In the Union Budget 2023-24, a five-year research grant was allocated to one of the Indian Institutes of Technology (IITs) to support the local production of lab-grown diamond (LGD) items, such as machinery, seeds and recipes. This would help boost the production of both chemical vapour deposition and high-pressure and temperature systems, as well as promote the expansion of the LGD industry. Furthermore, it would make the technology accessible to startups at a reasonable cost, create job opportunities, and raise exports of LGD.

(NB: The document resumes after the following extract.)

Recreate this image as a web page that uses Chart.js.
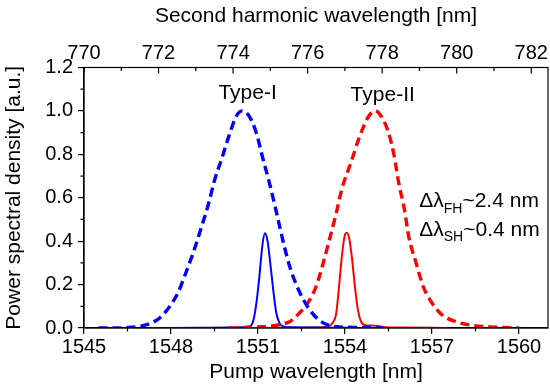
<!doctype html>
<html>
<head>
<title>Type-I / Type-II spectra</title>
<script src="https://cdn.jsdelivr.net/npm/chart.js@4/dist/chart.umd.min.js"></script>
<style>
	html, body { margin: 0; padding: 0; background: #fff; }
	#wrap { width: 550px; height: 392px; }
</style>
</head>
<body>
<div id="wrap"><canvas id="canvas"></canvas></div>
<script>
// fundamental (pump) spectra, dashed
var fh1Wl  = [1545.5, 1546.0, 1546.5, 1547.0, 1547.3, 1547.6, 1547.95, 1548.25, 1548.5, 1548.8, 1549.05, 1549.3, 1549.5, 1549.75, 1550.0, 1550.25, 1550.45, 1550.7, 1550.95, 1551.15, 1551.4, 1551.65, 1551.9, 1552.1, 1552.4, 1552.75, 1553.1, 1553.45, 1553.8, 1554.3, 1554.8, 1555.3];
var fh1Val = [0, 0, 0.002, 0.01, 0.022, 0.045, 0.098, 0.165, 0.25, 0.36, 0.465, 0.575, 0.68, 0.78, 0.885, 0.975, 1.0, 0.975, 0.895, 0.79, 0.665, 0.525, 0.38, 0.28, 0.175, 0.09, 0.037, 0.012, 0.005, 0.003, 0.002, 0];
var fh2Wl  = [1550.0, 1550.5, 1551.0, 1551.5, 1551.8, 1552.1, 1552.4, 1552.7, 1553.0, 1553.25, 1553.45, 1553.7, 1553.9, 1554.2, 1554.5, 1554.8, 1555.05, 1555.25, 1555.5, 1555.7, 1555.85, 1556.05, 1556.2, 1556.45, 1556.7, 1557.0, 1557.35, 1557.8, 1558.3, 1559.0, 1560.0];
var fh2Val = [0, 0.002, 0.005, 0.01, 0.017, 0.03, 0.065, 0.112, 0.19, 0.3, 0.4, 0.53, 0.645, 0.76, 0.88, 0.972, 1.0, 0.975, 0.9, 0.79, 0.67, 0.545, 0.42, 0.3, 0.19, 0.115, 0.06, 0.03, 0.014, 0.005, 0];

// second harmonic spectra, solid
var sh1Wl  = [1547.3, 1549.0, 1550.0, 1550.5, 1550.75, 1550.85, 1550.95, 1551.05, 1551.15, 1551.24, 1551.33, 1551.43, 1551.53, 1551.63, 1551.75, 1551.9, 1552.2, 1553.0, 1554.5];
var sh1Val = [0, 0.001, 0.002, 0.004, 0.01, 0.04, 0.12, 0.24, 0.38, 0.436, 0.4, 0.29, 0.17, 0.07, 0.02, 0.006, 0.003, 0.002, 0];
var sh2Wl  = [1550.5, 1552.0, 1553.0, 1553.4, 1553.55, 1553.7, 1553.8, 1553.9, 1554.0, 1554.06, 1554.15, 1554.25, 1554.35, 1554.45, 1554.55, 1554.7, 1554.9, 1555.1, 1555.4, 1556.0, 1557.5];
var sh2Val = [0, 0.001, 0.002, 0.006, 0.02, 0.07, 0.2, 0.34, 0.43, 0.439, 0.41, 0.31, 0.18, 0.08, 0.03, 0.013, 0.012, 0.01, 0.004, 0.002, 0];

// axes
var pumpMin = 1545, pumpMax = 1561, pumpStep = 3;
var pumpMinor = [1546.5, 1549.5, 1552.5, 1555.5, 1558.5];
var shMin = 770, shMax = 782.45, shStep = 2;
var shMajor = [770, 772, 774, 776, 778, 780, 782];
var shMinor = [771, 773, 775, 777, 779, 781];
var yMin = 0, yMax = 1.2, yStep = 0.2;
var yMinor = [0.1, 0.3, 0.5, 0.7, 0.9, 1.1];

var BLUE = 'rgb(0,0,255)';
var RED = 'rgb(255,0,0)';
var FONT = '"Liberation Sans", Arial, sans-serif';

function pts(xs, ys) {
	return xs.map(function(x, i) { return {x: x, y: ys[i]}; });
}

Chart.defaults.font.family = FONT;
Chart.defaults.color = '#000';

// frame, inward top ticks, minor ticks and text labels
var extras = {
	id: 'extras',
	afterDraw: function(chart) {
		var ctx = chart.ctx, a = chart.chartArea;
		var sx = chart.scales.x, sx2 = chart.scales.x2, sy = chart.scales.y;
		ctx.save();
		ctx.strokeStyle = '#000';
		ctx.lineWidth = 1.2;
		ctx.strokeRect(a.left, a.top, a.right - a.left, a.bottom - a.top);
		ctx.beginPath();
		pumpMinor.forEach(function(v) {
			var p = sx.getPixelForValue(v);
			ctx.moveTo(p, a.bottom); ctx.lineTo(p, a.bottom + 3.5);
		});
		shMajor.forEach(function(v) {
			var p = sx2.getPixelForValue(v);
			ctx.moveTo(p, a.top); ctx.lineTo(p, a.top + 6);
		});
		shMinor.forEach(function(v) {
			var p = sx2.getPixelForValue(v);
			ctx.moveTo(p, a.top); ctx.lineTo(p, a.top + 3.5);
		});
		yMinor.forEach(function(v) {
			var p = sy.getPixelForValue(v);
			ctx.moveTo(a.left, p); ctx.lineTo(a.left - 3.5, p);
		});
		ctx.stroke();

		ctx.fillStyle = '#000';
		ctx.font = '21px ' + FONT;
		ctx.textAlign = 'center';
		ctx.textBaseline = 'middle';
		ctx.fillText('Type-I', sx.getPixelForValue(1550.64), sy.getPixelForValue(1.082));
		ctx.fillText('Type-II', sx.getPixelForValue(1555.3), sy.getPixelForValue(1.073));

		function delta(sub, rest, x, y) {
			ctx.textAlign = 'left';
			ctx.font = '21px ' + FONT;
			ctx.fillText('\u0394\u03bb', x, y);
			var w = ctx.measureText('\u0394\u03bb').width;
			ctx.font = '14px ' + FONT;
			ctx.fillText(sub, x + w, y + 7);
			var w2 = ctx.measureText(sub).width;
			ctx.font = '21px ' + FONT;
			ctx.fillText(rest, x + w + w2, y);
		}
		var dx = sx.getPixelForValue(1556.56);
		delta('FH', '~2.4 nm', dx, sy.getPixelForValue(0.582));
		delta('SH', '~0.4 nm', dx, sy.getPixelForValue(0.452));
		ctx.restore();
	}
};

function lineSet(data, color, dashed) {
	return {
		data: data,
		borderColor: color,
		backgroundColor: color,
		borderWidth: dashed ? 3.4 : 2,
		borderDash: dashed ? [9, 5] : [],
		pointRadius: 0,
		fill: false,
		cubicInterpolationMode: 'monotone'
	};
}

var config = {
	type: 'line',
	data: {
		datasets: [
			lineSet(pts(fh1Wl, fh1Val), BLUE, true),
			lineSet(pts(fh2Wl, fh2Val), RED, true),
			lineSet(pts(sh1Wl, sh1Val), BLUE, false),
			lineSet(pts(sh2Wl, sh2Val), RED, false)
		]
	},
	options: {
		responsive: true,
		maintainAspectRatio: false,
		animation: false,
		layout: { padding: { left: 0, right: 2, top: 0, bottom: 0 } },
		plugins: { legend: { display: false }, tooltip: { enabled: false } },
		scales: {
			x: {
				type: 'linear',
				position: 'bottom',
				min: pumpMin, max: pumpMax,
				afterBuildTicks: function(s) {
					s.ticks = [];
					for (var v = pumpMin; v <= pumpMax; v += pumpStep) s.ticks.push({value: v});
				},
				ticks: { font: { size: 20 }, padding: 1, maxRotation: 0, callback: function(v) { return v; } },
				grid: { drawOnChartArea: false, color: '#000', lineWidth: 1.2, tickLength: 6 },
				border: { color: '#000', width: 1.2 },
				title: { display: true, text: 'Pump wavelength [nm]', font: { size: 21 }, padding: { top: 0, bottom: 7 } },
				afterFit: function(s) { s.height = 64; }
			},
			x2: {
				type: 'linear',
				position: 'top',
				min: shMin, max: shMax,
				afterBuildTicks: function(s) {
					s.ticks = shMajor.map(function(v) { return {value: v}; });
				},
				ticks: { font: { size: 20 }, padding: 2, maxRotation: 0, callback: function(v) { return v; } },
				grid: { display: false, drawTicks: false },
				border: { display: false },
				title: { display: true, text: 'Second harmonic wavelength [nm]', font: { size: 21 }, padding: { top: 4, bottom: 0 } },
				afterFit: function(s) { s.height = 67.5; }
			},
			y: {
				min: yMin, max: yMax,
				ticks: { stepSize: yStep, font: { size: 20 }, padding: 5, callback: function(v) { return v.toFixed(1); } },
				grid: { drawOnChartArea: false, color: '#000', lineWidth: 1.2, tickLength: 6 },
				border: { color: '#000', width: 1.2 },
				title: { display: true, text: 'Power spectral density [a.u.]', font: { size: 21 }, padding: { top: 2, bottom: 0 } },
				afterFit: function(s) { s.width = 84; }
			}
		}
	},
	plugins: [extras]
};

window.onload = function() {
	var ctx = document.getElementById('canvas').getContext('2d');
	window.myChart = new Chart(ctx, config);
};
</script>
</body>
</html>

It has been proposed to build an India Centre for Lab-Grown Diamonds (InCent-LGD) at IIT Madras, with an estimated cost of Rs 242.96 crore over a period of 5 years. Not only are lab-grown diamonds used in the jewellery industry, but they also have a wide range of applications in the defense, optics, thermal, and medical sectors, due to their capacity to perform at higher speeds while consuming less energy than silicon-based chips, even in extreme conditions.

In 2020, the lab-grown diamond jewellery sector had a market value of USD 1 billion around the world. According to the ministry, it is anticipated to increase sharply to USD 5 billion by 2025 and go above USD 15 billion by the year 2035. The production of lab-grown diamonds is done by two technologies – High-Pressure High Temperature (HPHT) and Chemical Vapour Deposition. India is one of the key producers of these diamonds, employing the CVD technique. Estimates from the industry state that India’s share in global trade in 2021-22 was 25.8%.

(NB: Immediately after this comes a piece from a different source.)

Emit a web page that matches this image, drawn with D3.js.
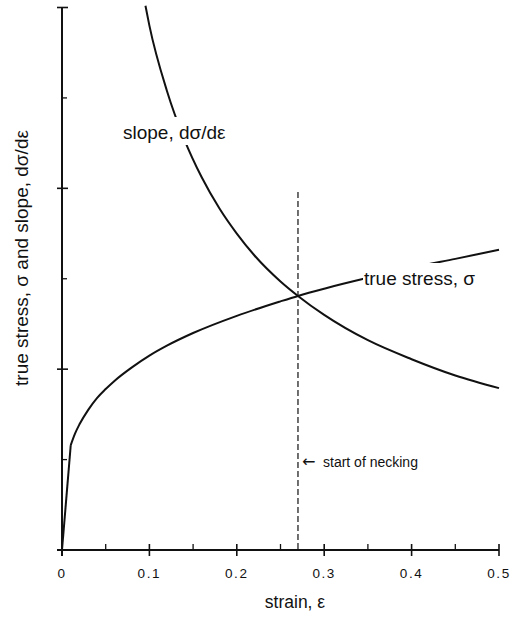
<!DOCTYPE html>
<html><head><meta charset="utf-8">
<script src="https://cdn.jsdelivr.net/npm/d3@7"></script>
<style>
html,body{margin:0;padding:0;background:#fff;}
text{font-family:"Liberation Sans",Arial,Helvetica,sans-serif;fill:#111;}
</style></head>
<body>
<svg id="chart" width="519" height="619"></svg>
<script>
// ---- data ----
const elasticStrain = [0, 0.01];
const elasticStress = [0, 1.16];
const plasticStrain = [0.01, 0.015, 0.02, 0.03, 0.04, 0.05, 0.06, 0.08, 0.10, 0.12, 0.15, 0.20, 0.25, 0.27, 0.30, 0.35, 0.40, 0.45, 0.50];
const plasticStress = [1.16, 1.29, 1.39, 1.55, 1.68, 1.78, 1.87, 2.02, 2.15, 2.26, 2.40, 2.59, 2.75, 2.81, 2.89, 3.01, 3.12, 3.22, 3.32];
const slopeStrain = [0.0955, 0.10, 0.12, 0.14, 0.16, 0.18, 0.20, 0.22, 0.25, 0.27, 0.30, 0.35, 0.40, 0.45, 0.50];
const slopeValue  = [6.02, 5.80, 5.08, 4.54, 4.12, 3.78, 3.50, 3.26, 2.97, 2.81, 2.60, 2.32, 2.11, 1.93, 1.79];
const neckingStrain = 0.27;
const xMajorTicks = [0, 0.1, 0.2, 0.3, 0.4, 0.5];
const xTickLabels = ["0", "0.1", "0.2", "0.3", "0.4", "0.5"];
const xMinorTicks = [0.05, 0.15, 0.25, 0.35, 0.45];
const yMajorTicks = [0, 2, 4, 6];
const yMinorTicks = [1, 3, 5];

const svg = d3.select("#chart");
const x = d3.scaleLinear().domain([0, 0.5]).range([62, 499]);
const y = d3.scaleLinear().domain([0, 6]).range([550, 7.5]);

const ink = "#111";
// axes
const ax = svg.append("g").attr("stroke", ink).attr("stroke-width", 2).attr("fill", "none");
ax.append("line").attr("x1", x(0) - 5).attr("x2", x(0.5)).attr("y1", y(0)).attr("y2", y(0));
ax.append("line").attr("x1", x(0)).attr("x2", x(0)).attr("y1", y(6)).attr("y2", y(0) + 6);
ax.selectAll(".xmaj").data(xMajorTicks).join("line")
  .attr("x1", d => x(d)).attr("x2", d => x(d)).attr("y1", y(0) - 6).attr("y2", y(0) + 6).attr("stroke-width", 1.6);
ax.selectAll(".xmin").data(xMinorTicks).join("line")
  .attr("x1", d => x(d)).attr("x2", d => x(d)).attr("y1", y(0) - 6).attr("y2", y(0)).attr("stroke-width", 1.3);
ax.selectAll(".ymaj").data(yMajorTicks).join("line")
  .attr("y1", d => y(d)).attr("y2", d => y(d)).attr("x1", x(0) - 5).attr("x2", x(0) + 6).attr("stroke-width", 1.6);
ax.selectAll(".ymin").data(yMinorTicks).join("line")
  .attr("y1", d => y(d)).attr("y2", d => y(d)).attr("x1", x(0)).attr("x2", x(0) + 5).attr("stroke-width", 1.3);

svg.selectAll(".xl").data(xMajorTicks).join("text")
  .attr("x", d => x(d)).attr("y", 578).attr("text-anchor", "middle")
  .attr("font-size", 13.5).attr("letter-spacing", 1.6)
  .text((d, i) => xTickLabels[i]);

svg.append("text").attr("x", 295).attr("y", 608).attr("text-anchor", "middle")
  .attr("font-size", 17.5).text("strain, ε");
svg.append("text").attr("transform", "translate(28,258) rotate(-90)").attr("text-anchor", "middle")
  .attr("font-size", 19).text("true stress, σ and slope, dσ/dε");

// necking line
svg.append("line").attr("x1", x(neckingStrain)).attr("x2", x(neckingStrain))
  .attr("y1", 192).attr("y2", y(0)).attr("stroke", ink).attr("stroke-width", 1.2)
  .attr("stroke-dasharray", "6,3");

// curves
const lineLin = d3.line().x(d => x(d[0])).y(d => y(d[1]));
const lineSmooth = d3.line().x(d => x(d[0])).y(d => y(d[1])).curve(d3.curveMonotoneX);
const curves = svg.append("g").attr("fill", "none").attr("stroke", ink).attr("stroke-width", 2);
curves.append("path").attr("d", lineLin(elasticStrain.map((e, i) => [e, elasticStress[i]])));
curves.append("path").attr("d", lineSmooth(plasticStrain.map((e, i) => [e, plasticStress[i]])));
curves.append("path").attr("d", lineSmooth(slopeStrain.map((e, i) => [e, slopeValue[i]])));

// labels with white backing
function label(tx, ty, str, size, padTop, padBot, padL, padR) {
  const g = svg.append("g");
  const r = g.append("rect").attr("fill", "#fff");
  const t = g.append("text").attr("x", tx).attr("y", ty).attr("font-size", size).text(str);
  const b = t.node().getBBox();
  r.attr("x", b.x - padL).attr("y", b.y - padTop).attr("width", b.width + padL + padR).attr("height", b.height + padTop + padBot);
}
label(123, 139, "slope, dσ/dε", 19, 5, 2, 3, 3);
label(364, 285, "true stress, σ", 19, 5, 2, 1, 3);
svg.append("text").attr("x", 302).attr("y", 467).attr("font-size", 16)
  .style("font-family", "'DejaVu Sans', sans-serif").text("←");
svg.append("text").attr("x", 323).attr("y", 467).attr("font-size", 14).text("start of necking");
</script>
</body></html>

The ministry noted that reliance on foreign countries for the required machinery parts and ‘seeds’ (the materials used to create synthetic diamonds) is essential. It is thus important that India develops its own technologies to produce the necessary components and seeds in order to reduce the dependence on imported goods.

Lab-grown diamonds of high quality with proper accreditation, manufactured with modern equipment and optimized processes will draw in many international buyers, thus increasing foreign exports of lab-grown diamonds and the capability of production. The thorough process parameters and established recipe will persuade new entrepreneurs to join the lab-grown diamond sector, making it simpler and cheaper to build the facility, begin the business and create jobs, it was further noted.